Beyond Slogans: What Success Might Look Like
Imagine, instead of a binary “recognize now or never,” a layered approach over five to ten years:
- Local governance pilots in select West Bank municipalities, insulated from factional militias and backed by Arab and international partners.
- Economic corridors linking Palestinian towns to regional markets, with customs and security jointly managed to prevent smuggling and terror finance.
- Justice and policing reform with independent oversight, so everyday disputes are resolved by courts, not gunmen.
- Education and media commitments that remove incitement and normalize coexistence, audited by third parties with funding tied to compliance.
- Jerusalem arrangements that safeguard unrestricted Jewish access to holy sites while expanding dignified Muslim and Christian administration of civic life in surrounding neighborhoods—without drawing lines that force anyone out.
- Iterative political status that grows from autonomy to confederative links or, if conditions truly warrant, sovereign arrangements—earned by sustained performance, not granted in advance.
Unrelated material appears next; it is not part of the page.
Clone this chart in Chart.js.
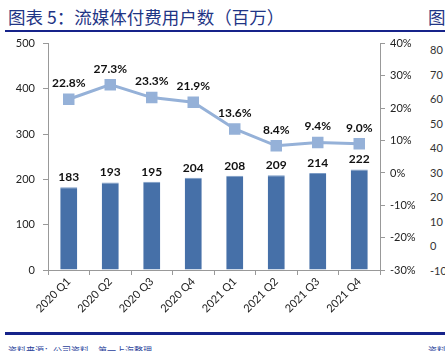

Why This Conversation Matters
As Andrew and Leo emphasize, repeating the same debate about recognition won’t heal the wounds of this conflict. People on both sides need security, dignity, and accountable leadership. Those don’t come from declarations alone; they grow from responsible governance, honest education, and the courage to accept the other’s rootedness in the land.
Final Thought
Recognition can be meaningful when it crowns reality—not when it tries to conjure it. The path to peace runs through the hard work of building leaders and institutions that can actually carry it. That’s slower than a UN vote, but far more likely to endure.